Habiendo arrojado a un millón de uigures a campos de prisioneros, China está probablemente bastante segura. Esto no puede decirse de los tres vecinos más pequeños de Afganistán en Asia Central, Tayikistán, Uzbekistán y Turkmenistán. Los radicales islamistas de las tres antiguas repúblicas soviéticas se han refugiado en Afganistán. Con toda la frontera ahora en manos de los talibanes, es comprensible que teman que algunos militantes se infiltren de vuelta. Los tres países han estrechado sus lazos militares con Rusia. Para subrayar la renovada influencia regional y enviar un tiro de advertencia a los talibanes, las fuerzas rusas han emprendido la semana pasada maniobras conjuntas a gran escala con tropas tayikas y uzbekas a lo largo de sus fronteras afganas.

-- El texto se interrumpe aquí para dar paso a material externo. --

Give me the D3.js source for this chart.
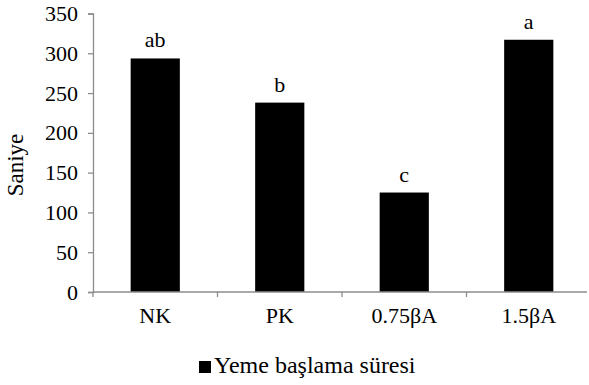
<!DOCTYPE html>
<html><head><meta charset="utf-8">
<script src="https://cdn.jsdelivr.net/npm/d3@7"></script>
</head><body style="margin:0;background:#fff"><svg id="c" width="589" height="385" style="display:block"></svg>
<script>
const categories = ["NK", "PK", "0.75βA", "1.5βA"];
const values = [293.5, 238, 125, 317];
const letters = ["ab", "b", "c", "a"];
const yTicks = [0, 50, 100, 150, 200, 250, 300, 350];
const seriesName = "Yeme başlama süresi";

const svg = d3.select("#c");
const m = {l: 93, r: 587, t: 13.5, b: 292};
const x = d3.scaleBand().domain(categories).range([m.l, m.l + 124.5 * 4]).paddingInner(0.605).paddingOuter(0.3025);
const y = d3.scaleLinear().domain([0, 350]).range([m.b, m.t]);
const axisColor = "#8c8c8c";

function styleText(sel, size) {
  return sel.style("font-family", '"Liberation Serif"').style("font-size", (size || 22) + "px").attr("fill", "#000");
}

const ya = svg.append("g").attr("transform", `translate(${m.l},0)`)
  .call(d3.axisLeft(y).tickValues(yTicks).tickSize(5).tickPadding(10));
ya.select(".domain").attr("stroke", axisColor).attr("stroke-width", 1.3);
ya.selectAll(".tick line").attr("stroke", axisColor).attr("stroke-width", 1.3);
styleText(ya.selectAll(".tick text"));

svg.selectAll("rect.bar").data(values).join("rect").attr("class", "bar")
  .attr("x", (d, i) => x(categories[i]))
  .attr("width", x.bandwidth())
  .attr("y", d => y(d))
  .attr("height", d => y(0) - y(d))
  .attr("fill", "#000");

styleText(svg.selectAll("text.lab").data(values).join("text").attr("class", "lab")
  .attr("x", (d, i) => x(categories[i]) + x.bandwidth() / 2)
  .attr("y", d => y(d) - 11)
  .attr("text-anchor", "middle")
  .text((d, i) => letters[i]));

const xEdges = d3.scaleLinear().domain([0, 4]).range([m.l, m.l + 124.5 * 4]);
const xa = svg.append("g").attr("transform", `translate(0,${m.b})`);
xa.append("line").attr("x1", m.l).attr("x2", m.r).attr("stroke", axisColor).attr("stroke-width", 1.3);
xa.selectAll("line.t").data(d3.range(5)).join("line").attr("class", "t")
  .attr("x1", d => xEdges(d)).attr("x2", d => xEdges(d)).attr("y1", 0).attr("y2", 5)
  .attr("stroke", axisColor).attr("stroke-width", 1.3);
styleText(xa.selectAll("text.xl").data(categories).join("text").attr("class", "xl")
  .attr("x", d => x(d) + x.bandwidth() / 2)
  .attr("y", 31)
  .attr("text-anchor", "middle")
  .text(d => d));

styleText(svg.append("text").attr("transform", "translate(23,165) rotate(-90)")
  .attr("text-anchor", "middle").text("Saniye"), 23);

svg.append("rect").attr("x", 199).attr("y", 361).attr("width", 12).attr("height", 12).attr("fill", "#000");
styleText(svg.append("text").attr("x", 214).attr("y", 373).text(seriesName), 24);
</script></body></html>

Sea cual sea su interés compartido en evitar una catástrofe total, los vecinos de Afganistán no han demostrado, hasta ahora, ser útiles. En una reunión del Consejo de Seguridad de la ONU celebrada la semana pasada, India, en calidad de presidente, dejó fuera a Pakistán, ya que este país ha presionado en el pasado para excluir a India de otras reuniones sobre Afganistán. Una serie de negociaciones que reunió a los actores regionales en Doha, la capital qatarí, el 10 de agosto, fue un poco más positiva. Los negociadores estadounidenses intentaron presionar a los talibanes para que frenaran su ofensiva, amenazando con el aislamiento diplomático si tomaban Kabul por la fuerza. Acostumbrados a los ataques con aviones no tripulados y bombas de racimo, los delegados talibanes pueden haber mirado alrededor de la sala y decidido que ese era un precio que valía la pena pagar.